Dr. Howard A. Kelly on the grand jury’s hunkerous objections to the vice crusade:

It is a body of men who know nothing, absolutely nothing, about the business of segregation.

Well, let us admit it for the sake of argument. But does Dr. Kelly make the same charge against Mr. Grannan, Mr. Grgurevich and Captain Logan, all of whom are also opposed to dispersion? Does he maintain, for example, that he himself is better acquainted with the workings and effects of segregation than Mr. Grannan? Or that Dr. O. Edward Janney knows more about the white slave trade than Mr. Grgurevich? Or that his clerical associates–for example, the Rev. Dr. Oliver Huckel--have a better understanding of ways and means for saving the fallen woman than Captain Logan?

I doubt it. Dr. Kelly is a reasonable man, but his bias is so strong that it constantly corrupts his juddgment. He accepts any evidence of the moralists, however absurd, and denies any evidence of practical men, however persuasive. Thus he falls into the untenable poisition of questioning the intelligence of such investigators as Havelock Ellis, Brand Whitlock and Mayor Gaynor. These men, let me point out, are not professed advocates of segregation: they are merely critics of reckless dispersion. What they argue, in brief, is that the social evil can never be disposed of by anathema or with a syllogism; they seek to show the enormous complexity of the problem and to demonstrate the impossibility of solving it by simple fiat.
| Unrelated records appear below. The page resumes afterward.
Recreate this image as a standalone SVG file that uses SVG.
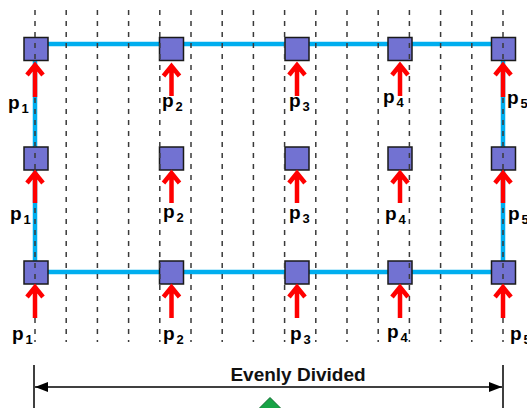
<svg xmlns="http://www.w3.org/2000/svg" width="527" height="408" viewBox="0 0 527 408">
<style>
.dash{stroke:#3a3a3a;stroke-width:1.5;stroke-dasharray:5 6;fill:none}
.beam{stroke:#00AEEF;stroke-width:4.5;fill:none}
.sq{fill:#7272D2;stroke:#1a1a1a;stroke-width:1.5}
.arr{stroke:#FF0000;stroke-width:4.5;fill:none;stroke-linejoin:miter;stroke-linecap:butt}
.lbl{font-family:"Liberation Sans",Arial,sans-serif;font-weight:bold;font-size:19px;fill:#000}
.sub{font-size:13px}
.dim{stroke:#000;stroke-width:1.5;fill:none}
.title{font-family:"Liberation Sans",Arial,sans-serif;font-weight:bold;font-size:19px;fill:#111}
</style>
<defs>
<marker id="ah" viewBox="0 0 13 10" refX="13" refY="5" markerWidth="13" markerHeight="10" markerUnits="userSpaceOnUse" orient="auto-start-reverse">
<path d="M0,0 L13,5 L0,10 z" fill="#000"/>
</marker>
</defs>
<g id="connectors">
<path class="beam" d="M35,44 H503 M35,272 H503 M35,44 V272 M503,44 V272"/>
</g>
<g id="nodes">
<g id="n11"><rect class="sq" x="24" y="37.5" width="24" height="23"/></g>
<g id="n12"><rect class="sq" x="159.5" y="37.5" width="24" height="23"/></g>
<g id="n13"><rect class="sq" x="285" y="37.5" width="24" height="23"/></g>
<g id="n14"><rect class="sq" x="388" y="37.5" width="24" height="23"/></g>
<g id="n15"><rect class="sq" x="491.5" y="37.5" width="24" height="23"/></g>
<g id="n21"><rect class="sq" x="24" y="147" width="24" height="23"/></g>
<g id="n22"><rect class="sq" x="159.5" y="147" width="24" height="23"/></g>
<g id="n23"><rect class="sq" x="285" y="147" width="24" height="23"/></g>
<g id="n24"><rect class="sq" x="388" y="147" width="24" height="23"/></g>
<g id="n25"><rect class="sq" x="491.5" y="147" width="24" height="23"/></g>
<g id="n31"><rect class="sq" x="24" y="261" width="24" height="23"/></g>
<g id="n32"><rect class="sq" x="159.5" y="261" width="24" height="23"/></g>
<g id="n33"><rect class="sq" x="285" y="261" width="24" height="23"/></g>
<g id="n34"><rect class="sq" x="388" y="261" width="24" height="23"/></g>
<g id="n35"><rect class="sq" x="491.5" y="261" width="24" height="23"/></g>
</g>
<g id="grid">
<path class="dash" d="M35,10 V342 M66.2,10 V342 M97.4,10 V342 M128.6,10 V342 M159.8,10 V342 M191,10 V342 M222.2,10 V342 M253.4,10 V342 M284.6,10 V342 M315.8,10 V342 M347,10 V342 M378.2,10 V342 M409.4,10 V342 M440.6,10 V342 M471.8,10 V342 M503,10 V342"/>
</g>
<g id="loads">
<path class="arr" d="M35,97 V66 M27,75 L35,65 L43,75"/>
<path class="arr" d="M171.5,96 V67 M163.5,76 L171.5,66 L179.5,76"/>
<path class="arr" d="M297,96 V66 M289,75 L297,65 L305,75"/>
<path class="arr" d="M400,96 V66 M392,75 L400,65 L408,75"/>
<path class="arr" d="M503,97 V66 M495,75 L503,65 L511,75"/>
<path class="arr" d="M35,203 V174 M27,183 L35,173 L43,183"/>
<path class="arr" d="M171.5,203 V174 M163.5,183 L171.5,173 L179.5,183"/>
<path class="arr" d="M297,203 V174 M289,183 L297,173 L305,183"/>
<path class="arr" d="M400,203 V174 M392,183 L400,173 L408,183"/>
<path class="arr" d="M503,203 V174 M495,183 L503,173 L511,183"/>
<path class="arr" d="M35,318 V288 M27,297 L35,287 L43,297"/>
<path class="arr" d="M171.5,318 V288 M163.5,297 L171.5,287 L179.5,297"/>
<path class="arr" d="M297,318 V288 M289,297 L297,287 L305,297"/>
<path class="arr" d="M400,318 V288 M392,297 L400,287 L408,297"/>
<path class="arr" d="M503,318 V288 M495,297 L503,287 L511,297"/>
</g>
<g id="labels">
<text class="lbl" x="8" y="109">p<tspan class="sub" dx="2" dy="4">1</tspan></text>
<text class="lbl" x="162" y="107">p<tspan class="sub" dx="2" dy="4">2</tspan></text>
<text class="lbl" x="289" y="107">p<tspan class="sub" dx="2" dy="4">3</tspan></text>
<text class="lbl" x="383" y="103">p<tspan class="sub" dx="2" dy="4">4</tspan></text>
<text class="lbl" x="507" y="104">p<tspan class="sub" dx="2" dy="4">5</tspan></text>
<text class="lbl" x="10" y="220">p<tspan class="sub" dx="2" dy="4">1</tspan></text>
<text class="lbl" x="163" y="218">p<tspan class="sub" dx="2" dy="4">2</tspan></text>
<text class="lbl" x="289" y="219">p<tspan class="sub" dx="2" dy="4">3</tspan></text>
<text class="lbl" x="385" y="220">p<tspan class="sub" dx="2" dy="4">4</tspan></text>
<text class="lbl" x="508" y="220">p<tspan class="sub" dx="2" dy="4">5</tspan></text>
<text class="lbl" x="12" y="340">p<tspan class="sub" dx="2" dy="4">1</tspan></text>
<text class="lbl" x="163" y="340">p<tspan class="sub" dx="2" dy="4">2</tspan></text>
<text class="lbl" x="290" y="340">p<tspan class="sub" dx="2" dy="4">3</tspan></text>
<text class="lbl" x="387" y="338">p<tspan class="sub" dx="2" dy="4">4</tspan></text>
<text class="lbl" x="510" y="340">p<tspan class="sub" dx="2" dy="4">5</tspan></text>
</g>
<g id="dimension">
<path class="dim" d="M34,365 V408 M503,365 V408"/>
<path class="dim" d="M35,387 H502" marker-start="url(#ah)" marker-end="url(#ah)"/>
<text class="title" x="298" y="381" text-anchor="middle">Evenly Divided</text>
</g>
<g id="marker-green">
<polygon points="270,397.5 283,410.5 270,423.5 257,410.5" fill="#17A346" stroke="#0E6B2E" stroke-width="1"/>
</g>
</svg>
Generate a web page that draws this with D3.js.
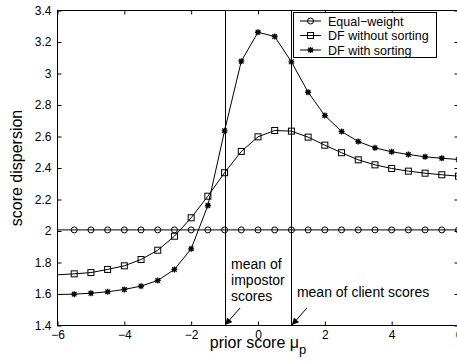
<!DOCTYPE html>
<html>
<head>
<meta charset="utf-8">
<script src="https://cdn.jsdelivr.net/npm/d3@7"></script>
<style>
  html, body { margin: 0; padding: 0; background: #fff; }
  svg { display: block; }
  text { font-family: "Liberation Sans", Arial, Helvetica, sans-serif; fill: #000; }
</style>
</head>
<body>
<svg id="chart" width="457" height="362"></svg>
<script>
// Prior score mean (x) and score dispersion for each fusion scheme
const priorScores = [-6, -5.5, -5, -4.5, -4, -3.5, -3, -2.5, -2, -1.5, -1, -0.5,
                     0, 0.5, 1, 1.5, 2, 2.5, 3, 3.5, 4, 4.5, 5, 5.5, 6];
const equalWeight = [2.007, 2.007, 2.007, 2.007, 2.007, 2.007, 2.007, 2.007, 2.007, 2.007, 2.007, 2.007,
                     2.007, 2.007, 2.007, 2.007, 2.007, 2.007, 2.007, 2.007, 2.007, 2.007, 2.007, 2.007, 2.007];
const dfWithoutSorting = [1.722, 1.728, 1.736, 1.756, 1.779, 1.819, 1.878, 1.967, 2.084, 2.221, 2.370, 2.505,
                          2.598, 2.638, 2.634, 2.596, 2.545, 2.497, 2.452, 2.420, 2.397, 2.380, 2.367, 2.357, 2.348];
const dfWithSorting = [1.597, 1.599, 1.605, 1.614, 1.629, 1.650, 1.686, 1.756, 1.887, 2.162, 2.636, 3.078,
                       3.262, 3.235, 3.074, 2.881, 2.733, 2.632, 2.568, 2.528, 2.503, 2.486, 2.471, 2.462, 2.454];
const seriesNames = ["Equal\u2212weight", "DF without sorting", "DF with sorting"];
const markerTypes = ["circle", "square", "star"];

const xTicks = [-6, -4, -2, 0, 2, 4, 6];
const xTickLabels = ["\u22126", "\u22124", "\u22122", "0", "2", "4", "6"];
const yTicks = [1.4, 1.6, 1.8, 2, 2.2, 2.4, 2.6, 2.8, 3, 3.2, 3.4];
const yTickLabels = ["1.4", "1.6", "1.8", "2", "2.2", "2.4", "2.6", "2.8", "3", "3.2", "3.4"];

const impostorMean = -1;
const clientMean = 1;

const svg = d3.select("#chart");
const plotLeft = 57.5, plotRight = 458.5, plotTop = 10.5, plotBottom = 325.5;

const x = d3.scaleLinear().domain([-6, 6]).range([plotLeft, plotRight]);
const y = d3.scaleLinear().domain([1.4, 3.4]).range([plotBottom, plotTop]);

// Axes with inward ticks on all four sides
const tickLen = 4;
svg.append("g").attr("transform", `translate(0,${plotBottom})`)
  .call(d3.axisBottom(x).tickValues(xTicks).tickSizeInner(-tickLen).tickSizeOuter(0)
        .tickPadding(5).tickFormat((d, i) => xTickLabels[i]))
  .call(g => { g.select(".domain").remove(); g.selectAll("text").attr("font-size", 12).attr("dy", "0.71em"); });
svg.append("g").attr("transform", `translate(0,${plotTop})`)
  .call(d3.axisTop(x).tickValues(xTicks).tickSizeInner(-tickLen).tickSizeOuter(0).tickFormat(""))
  .call(g => g.select(".domain").remove());
svg.append("g").attr("transform", `translate(${plotLeft},0)`)
  .call(d3.axisLeft(y).tickValues(yTicks).tickSizeInner(-tickLen).tickSizeOuter(0)
        .tickPadding(6).tickFormat((d, i) => yTickLabels[i]))
  .call(g => { g.select(".domain").remove(); g.selectAll("text").attr("font-size", 12); });
svg.append("g").attr("transform", `translate(${plotRight},0)`)
  .call(d3.axisRight(y).tickValues(yTicks).tickSizeInner(-tickLen).tickSizeOuter(0).tickFormat(""))
  .call(g => g.select(".domain").remove());
svg.selectAll(".tick line").attr("stroke", "#000");
svg.selectAll(".tick text").attr("fill", "#000").attr("font-family", "Liberation Sans, Arial, sans-serif");

// Plot frame
svg.append("rect").attr("x", plotLeft).attr("y", plotTop)
  .attr("width", plotRight - plotLeft).attr("height", plotBottom - plotTop)
  .attr("fill", "none").attr("stroke", "#000").attr("stroke-width", 1);

// Vertical lines at the impostor and client means
[impostorMean, clientMean].forEach(m => {
  svg.append("line").attr("x1", Math.round(x(m)) + 0.5).attr("x2", Math.round(x(m)) + 0.5)
    .attr("y1", plotTop).attr("y2", plotBottom).attr("stroke", "#000").attr("stroke-width", 1);
});

// Marker drawing
function drawMarker(g, type, cx, cy) {
  if (type === "circle") {
    g.append("circle").attr("cx", cx).attr("cy", cy).attr("r", 3)
      .attr("fill", "none").attr("stroke", "#000").attr("stroke-width", 1);
  } else if (type === "square") {
    g.append("rect").attr("x", cx - 3).attr("y", cy - 3).attr("width", 6).attr("height", 6)
      .attr("fill", "none").attr("stroke", "#000").attr("stroke-width", 1);
  } else {
    const r = 3;
    const p = `M${cx - r},${cy}L${cx + r},${cy}M${cx},${cy - r}L${cx},${cy + r}` +
              `M${cx - r * 0.75},${cy - r * 0.75}L${cx + r * 0.75},${cy + r * 0.75}` +
              `M${cx - r * 0.75},${cy + r * 0.75}L${cx + r * 0.75},${cy - r * 0.75}`;
    g.append("path").attr("d", p).attr("stroke", "#000").attr("stroke-width", 1.3).attr("fill", "none");
  }
}

const allSeries = [equalWeight, dfWithoutSorting, dfWithSorting];
const line = d3.line().x(d => x(d[0])).y(d => y(d[1]));

allSeries.forEach((vals, si) => {
  const pts = priorScores.map((p, i) => [p, vals[i]]);
  const g = svg.append("g");
  g.append("path").attr("d", line(pts)).attr("fill", "none")
    .attr("stroke", "#000").attr("stroke-width", 1);
  // markers start at the second sample
  pts.slice(1).forEach(d => drawMarker(g, markerTypes[si], x(d[0]), y(d[1])));
});

// Legend
const lg = svg.append("g");
lg.append("rect").attr("x", 293.5).attr("y", 12.5).attr("width", 143).attr("height", 45)
  .attr("fill", "#fff").attr("stroke", "#000").attr("stroke-width", 1);
seriesNames.forEach((name, i) => {
  const ry = 21 + i * 14.5;
  lg.append("line").attr("x1", 300).attr("x2", 321).attr("y1", ry).attr("y2", ry)
    .attr("stroke", "#000").attr("stroke-width", 1);
  drawMarker(lg, markerTypes[i], 310.5, ry);
  lg.append("text").attr("x", 328).attr("y", ry + 4.5).attr("font-size", 12.5).text(name);
});

// Annotations for the score means
const ann = svg.append("g").attr("font-size", 14);
const impText = ann.append("text").attr("x", x(impostorMean) + 6.5);
["mean of", "impostor", "scores"].forEach((t, i) => {
  impText.append("tspan").attr("x", x(impostorMean) + 6.5).attr("y", 269 + i * 15.8).text(t);
});
ann.append("text").attr("x", x(clientMean) + 5.5).attr("y", 297).text("mean of client scores");

svg.append("defs").append("marker").attr("id", "arrow")
  .attr("viewBox", "0 0 10 10").attr("refX", 10).attr("refY", 5)
  .attr("markerWidth", 7).attr("markerHeight", 7).attr("markerUnits", "userSpaceOnUse")
  .attr("orient", "auto")
  .append("path").attr("d", "M0,0L10,5L0,10Z").attr("fill", "#000");

[impostorMean, clientMean].forEach(m => {
  const tx = x(m) + 0.5, ty = y(1.4) - 0.5;
  svg.append("line").attr("x1", tx + 15).attr("y1", ty - 17).attr("x2", tx).attr("y2", ty)
    .attr("stroke", "#000").attr("stroke-width", 1).attr("marker-end", "url(#arrow)");
});

// Axis titles
svg.append("text").attr("transform", `translate(22,${(plotTop + plotBottom) / 2}) rotate(-90)`)
  .attr("text-anchor", "middle").attr("font-size", 16).text("score dispersion");
const xt = svg.append("text").attr("x", (plotLeft + plotRight) / 2).attr("y", 348)
  .attr("text-anchor", "middle").attr("font-size", 16);
xt.append("tspan").text("prior score \u03bc");
xt.append("tspan").attr("dy", 6).attr("font-size", 13).text("p");
</script>
</body>
</html>
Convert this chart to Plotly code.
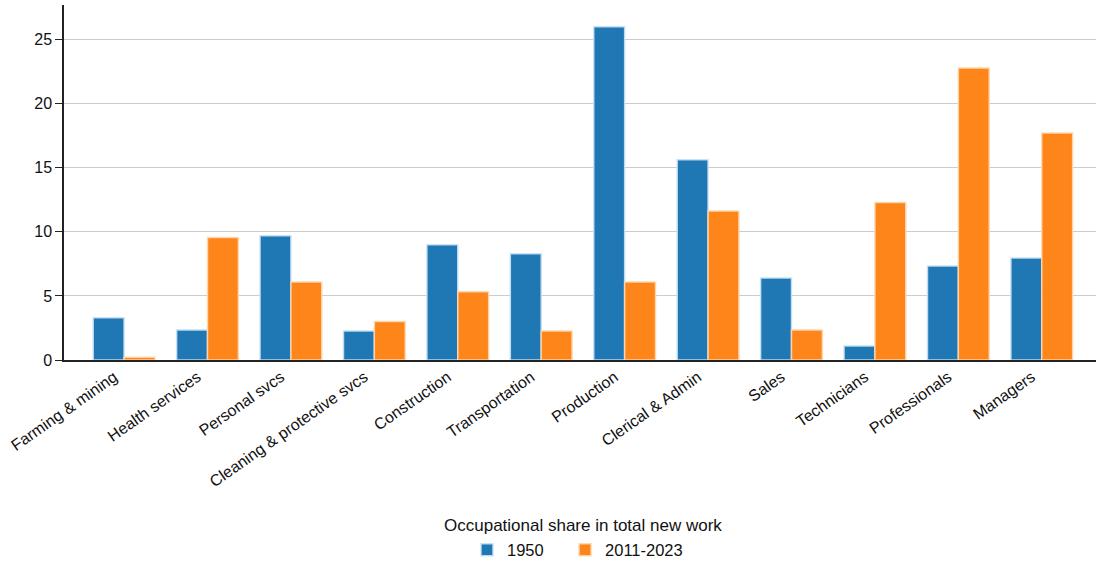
import plotly.graph_objects as go

categories = ["Farming & mining", "Health services", "Personal svcs",
              "Cleaning & protective svcs", "Construction", "Transportation",
              "Production", "Clerical & Admin", "Sales", "Technicians",
              "Professionals", "Managers"]
share_1950 = [3.3, 2.35, 9.7, 2.27, 9.0, 8.3, 26.0, 15.63, 6.4, 1.1, 7.33, 7.96]
share_2011_2023 = [0.22, 9.55, 6.08, 3.0, 5.33, 2.27, 6.08, 11.62, 2.35, 12.28, 22.78, 17.71]
y_ticks = [0, 5, 10, 15, 20, 25]
legend_title = "Occupational share in total new work"

fig = go.Figure()
fig.add_trace(go.Bar(
    x=categories, y=share_1950, name="1950", legend="legend",
    marker=dict(color="#1f77b4", line=dict(color="rgba(200,225,245,0.9)", width=1.5)),
))
fig.add_trace(go.Bar(
    x=categories, y=share_2011_2023, name="2011-2023", legend="legend2",
    marker=dict(color="#fd8519", line=dict(color="rgba(255,215,175,0.9)", width=1.5)),
))

fig.add_annotation(
    text=legend_title, xref="paper", yref="paper", x=0.503, y=-0.465,
    xanchor="center", yanchor="middle", showarrow=False, font=dict(size=17),
)

leg_common = dict(orientation="h", xanchor="left", y=-0.535, yanchor="middle",
                  font=dict(size=16.5), bgcolor="rgba(0,0,0,0)")

fig.update_layout(
    width=1096, height=563,
    paper_bgcolor="white", plot_bgcolor="white",
    font=dict(family="Liberation Sans, Arial, sans-serif", size=16, color="#111"),
    margin=dict(l=64, r=0, t=5, b=203, autoexpand=False),
    barmode="group", bargap=0.26, bargroupgap=0.0,
    showlegend=True,
    legend=dict(x=0.3905, **leg_common),
    legend2=dict(x=0.4855, **leg_common),
    xaxis=dict(
        range=[-0.72, 11.65], tickangle=-35, showgrid=False, automargin=False,
        showline=True, linecolor="#222", linewidth=1.5,
        ticks="", tickfont=dict(size=16), ticklabelshift=-10,
    ),
    yaxis=dict(
        range=[0, 27.7], tickvals=y_ticks, showgrid=True, gridcolor="#cccccc",
        gridwidth=1, showline=True, linecolor="#222", linewidth=1.5, automargin=False,
        ticks="outside", ticklen=7, tickcolor="#222", zeroline=False,
        tickfont=dict(size=16),
    ),
)

fig.write_html(
    "out.html",
    config={"displayModeBar": False},
    post_script="document.body.style.margin='0';document.body.style.padding='0';",
)
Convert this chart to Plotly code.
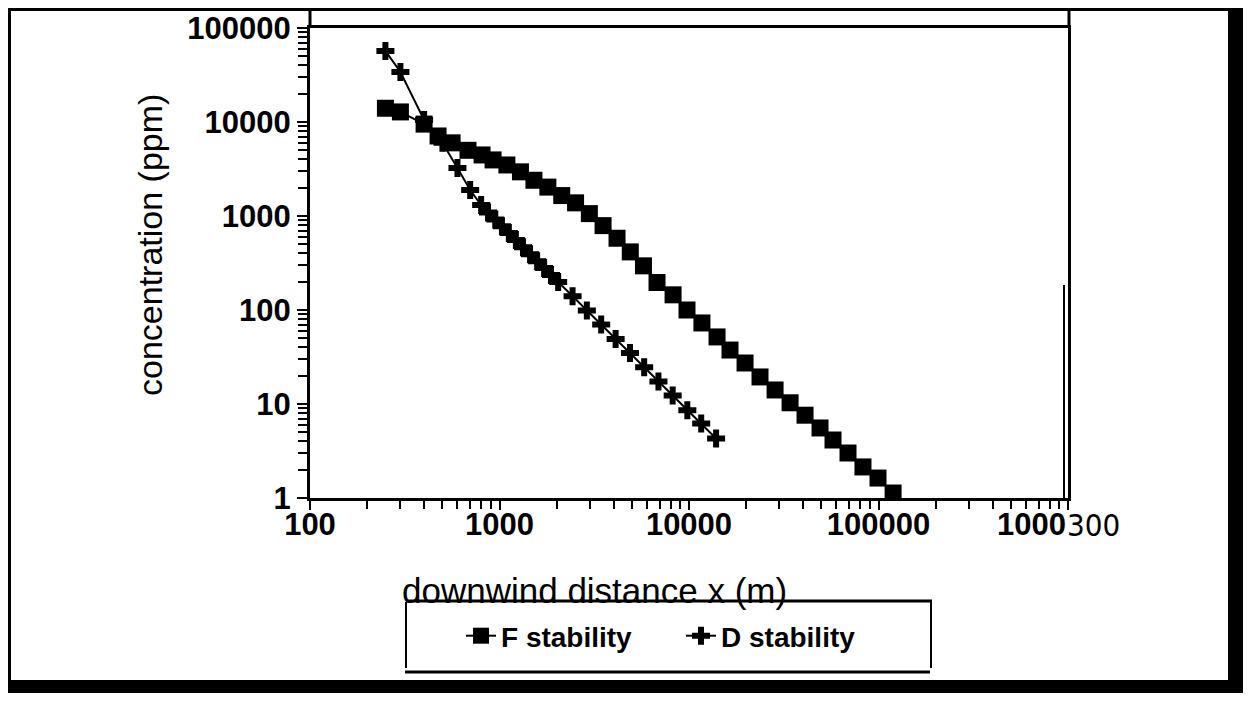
import plotly.graph_objects as go

# ---------------- data ----------------
f_distance = [250, 300, 400, 474, 562, 682, 809, 925,
              1094, 1290, 1520, 1800, 2130, 2520, 2980, 3520, 4170, 4900, 5750, 6780,
              8240, 9760, 11700, 14060, 16460, 19760, 23700, 28460, 34150, 40960,
              49140, 57540, 69040, 82800, 99400, 119400]
f_conc = [14000, 12800, 9500, 7100, 6000, 5000, 4460, 3950,
          3490, 2950, 2400, 2030, 1650, 1380, 1060, 790, 580, 415, 295, 196,
          145, 100, 72.8, 51.7, 37.5, 27.3, 19.4, 14.1, 10.3, 7.6,
          5.56, 4.14, 3.01, 2.14, 1.63, 1.13]

d_distance = [250, 300, 400, 500, 600, 700, 800,
              870, 950, 1030, 1120, 1220, 1330, 1450, 1580, 1720, 1870, 2040,
              2430, 2890, 3440, 4100, 4880, 5800, 6900, 8200, 9800, 11600, 13900]
d_conc = [57000, 34000, 10500, 6000, 3240, 1890, 1310,
          1090, 920, 780, 660, 555, 466, 392, 331, 279, 236, 199,
          140, 99, 70, 49, 34.8, 24.6, 17.4, 12.3, 8.6, 6.2, 4.3]

x_tickvals = [100, 1000, 10000, 100000, 1000000]
x_ticktext = ["100", "1000", "10000", "100000", ""]
y_tickvals = [1, 10, 100, 1000, 10000, 100000]
y_ticktext = ["1", "10", "100", "1000", "10000", "100000"]

series_names = ["F stability", "D stability"]
x_title = "downwind distance x (m)"
y_title = "concentration (ppm)"

# ---------------- layout geometry (screen pixels; page body has an 8px margin) ----------------
PAGE_W, PAGE_H = 1251, 701
OFF = 8
W, H = PAGE_W - 2 * OFF, PAGE_H - 2 * OFF   # fits the page without scrollbars
L, R, T, B = 310, 1068, 28, 498            # plot area on screen
FIG_R, FIG_B = OFF + W, OFF + H            # right / bottom edge of the figure on screen


def px_x(p):
    return (p - L) / (R - L)


def px_y(p):
    return (B - p) / (B - T)


minor_x = [m * 10 ** k for k in range(2, 6) for m in range(2, 10)]
minor_y = [m * 10 ** k for k in range(0, 5) for m in range(2, 10)]

SANS = "Liberation Sans, Arial, sans-serif"
TICK_FONT = dict(family=SANS, size=31, color="black", weight="bold")

fig = go.Figure()
fig.add_trace(go.Scatter(
    x=f_distance, y=f_conc, name=series_names[0], mode="lines+markers",
    line=dict(color="black", width=2),
    marker=dict(symbol="square", size=17, color="black"),
))
fig.add_trace(go.Scatter(
    x=d_distance, y=d_conc, name=series_names[1], mode="lines+markers",
    line=dict(color="black", width=2),
    marker=dict(symbol="cross", size=15, color="black"),
))

axis_common = dict(
    type="log", showgrid=False, zeroline=False,
    showline=True, linecolor="black", linewidth=3, mirror=True,
    ticks="outside", tickwidth=2, tickcolor="black",
    tickfont=TICK_FONT, tickmode="array",
)

fig.update_xaxes(
    **axis_common, range=[2, 6], ticklen=9, ticklabelstandoff=-12,
    tickvals=x_tickvals, ticktext=x_ticktext,
    minor=dict(tickmode="array", tickvals=minor_x, ticks="outside", ticklen=8,
               tickwidth=2, tickcolor="black", showgrid=False),
)
fig.update_yaxes(
    **axis_common, range=[0, 5], ticklen=10,
    tickvals=y_tickvals, ticktext=y_ticktext,
    minor=dict(tickmode="array", tickvals=minor_y, ticks="outside", ticklen=9,
               tickwidth=2, tickcolor="black", showgrid=False),
)

# scanned frame decorations
shapes = []


def hline(y, x0, x1, w=3):
    shapes.append(dict(type="line", xref="paper", yref="paper",
                       x0=px_x(x0), x1=px_x(x1), y0=px_y(y), y1=px_y(y),
                       line=dict(color="black", width=w)))


def vline(x, y0, y1, w=3):
    shapes.append(dict(type="line", xref="paper", yref="paper",
                       x0=px_x(x), x1=px_x(x), y0=px_y(y0), y1=px_y(y1),
                       line=dict(color="black", width=w)))


def rect(x0, y0, x1, y1):
    shapes.append(dict(type="rect", xref="paper", yref="paper",
                       x0=px_x(x0), x1=px_x(x1), y0=px_y(y0), y1=px_y(y1),
                       fillcolor="black", line=dict(width=0)))


hline(9.5, 8, 1228)                # outer top frame
vline(9.5, 8, 682)                 # outer left frame
rect(1228, OFF, FIG_R, FIG_B)      # right black band
rect(OFF, 680, FIG_R, FIG_B)       # bottom black band
vline(L, 8, T)                     # y axis extension to frame
vline(R + 1, 8, T)                 # right border extension
vline(R - 4, 285, B + 2, 2)        # doubled right edge
# legend box
hline(601, 407, 932)
hline(672, 405, 930)
vline(406, 602, 668, 2)
vline(931, 600, 668, 2)

annotations = [
    # last x tick label as printed in the scan
    dict(x=6, y=0, xref="x", yref="paper", text="1000", showarrow=False,
         xanchor="right", yanchor="top", yshift=-7, font=TICK_FONT),
    dict(x=6, y=0, xref="x", yref="paper", text="300", showarrow=False,
         xanchor="left", yanchor="top", yshift=-7, xshift=-3,
         font=dict(family="Liberation Sans Narrow, DejaVu Sans Condensed, sans-serif",
                   size=31, color="black")),
    # axis titles
    dict(x=px_x(594), y=px_y(590), xref="paper", yref="paper", text=x_title,
         showarrow=False, xanchor="center", yanchor="middle",
         font=dict(family=SANS, size=35, color="black")),
    dict(x=px_x(150), y=px_y(245), xref="paper", yref="paper", text=y_title,
         showarrow=False, xanchor="center", yanchor="middle", textangle=-90,
         font=dict(family=SANS, size=34, color="black")),
]

fig.update_layout(
    width=W, height=H,
    margin=dict(l=L - OFF, r=FIG_R - R, t=T - OFF, b=FIG_B - B, autoexpand=False),
    paper_bgcolor="white", plot_bgcolor="white",
    showlegend=True,
    legend=dict(
        orientation="h", x=px_x(461), y=px_y(611), xanchor="left", yanchor="top",
        font=dict(family=SANS, size=28, color="black", weight="bold"),
        bgcolor="rgba(0,0,0,0)", borderwidth=0, entrywidth=175, itemwidth=30,
    ),
    shapes=shapes,
    annotations=annotations,
)

fig.write_html("out.html")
It seems to me that they make out a case. Going further, it seems to me very significant that such men as Mr. Grannan, Mr. Grgurevich and Captain Logan agree with them. These men, I am sure, are not enemies of morality. They are not defenders of prostitution. If they have any predisposition, it is obviously against the lawbreaker. All three of them have given their best years to the reduction of the perils and consequences of public vice. And yet they stand solidly against the panacea of the vice crusaders, and not only hold it to be vain, but also hold it to be positively dangerous.

It is all well enough for such a man as Dr. Hunkel, emerging occasionally from his comfortable study, to tell the people of Baltimore what ought to be done. But as for me, I am more inclined to listen to Captain Logan’s view of what can be done. Captain Logan, so far as I know, has no study and is not a composer of moral tracts. Day in and day out, he is up to his hips in the muck of life, trying his best to save the lost and hopeless. When he comes up for air, bringing evidence with him, I am inclined to grant the appositeness and force of that evidence. And when he ventures upon a deduction from it, I am inclined to assume his good faith.

Boil your drinking water! Cover your garbage can! Bare your arms!

Astounding allegation of the sanguinary Maryland Suffrage News:

We are living in a community in which most women are monagamous, and in which most men are polygamous * * *

Bosh! Not one man in forty is polygamous, save in the sense that a remarried widower is polygamous. This intolerably libellous charge is one that is constantly made by theoretical moralists, but it has no more truth in it than the other charges they make. It becomes plausible only upon the assumption that the civilized white man is utterly lacking in any sense of the inviolability of contract, and as utterly lacking in fastidiousness. No such assumption is supported by the facts.